Why is eye health important?

18 February 2013


We’re all aware of the need for exercise and healthy eating - they’re absolutely vital when it comes to keeping our bodies working properly and staying fit. However, there are some aspects of our personal health care that are easier to ignore, only facing them when we come across a problem.

Eye care is one such area, with most of us assuming that as long as we can see reasonably clearly then everything must be fine. While there are many ways that issues with eyesight can be corrected or managed (with medication, glasses or contact lenses, or perhaps even the slightly more costly option of laser eye surgery), clearly it would be preferable to try and prevent the onset of such things in the first place. Here are some key things to remember:

Most problems with your eyes will not cause them to hurt. Yes, you may experience headaches if you’re straining your vision regularly but your eyes themselves won’t hurt, so you may not connect the two things immediately. Some illnesses, such as diabetes and glaucoma, can impact on your eyesight and for many of us our vision will deteriorate over time as well. Therefore, having your eyes tested regularly is very important. The NHS recommends that both children and adults visit an optician every two years, though this may be more frequent in certain circumstances.

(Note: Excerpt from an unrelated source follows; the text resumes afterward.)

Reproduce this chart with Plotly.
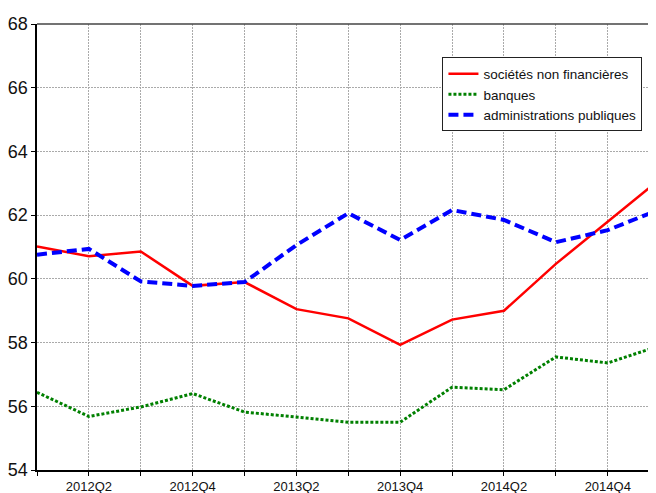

It is possible to diagnose many other illnesses - or at least to raise concerns - simply by looking at a patient’s eyes. The health of your eyes can potentially be used to spot issues as diverse as brain tumours, high cholesterol, high blood pressure, and liver disease, as well as those conditions more readily associated with eyes such as glaucoma. If you are visiting your optician regularly, they may well be able to alert you to abnormalities and suggest you get referred for testing and in some cases this could, quite literally, save your
life.



Good vision contributes in many vital ways to learning and the development of other skills, such as those required for sport. A lifetime of undiagnosed vision problems can impact on your performance at school and work, delay the acquisition of fine and gross motor skills and generally impede your physical and academic progress. Whilst it might seem melodramatic to say that getting your eyes tested regularly from an early age could change your life, for some people this is actually the case.

There are a variety of statistics available about how we form our opinions of people in various situations (through body language and tone of voice, as well what we actually say) but everyone agrees on the importance of eye contact. If you are confident in the appearance of your eyes and their ability to function well, this will be evident when you interact with people and you will automatically come across as more open, friendly and knowledgeable. Avoiding eye contact, either because you don’t like how your eyes look or because you can’t rely on them to transfer information to your brain accurately, could unfortunately cause people to think that you are shy, uncomfortable or downright shifty. Luckily, you need never experience it, because if you look after your eye health, your eyes will look after you!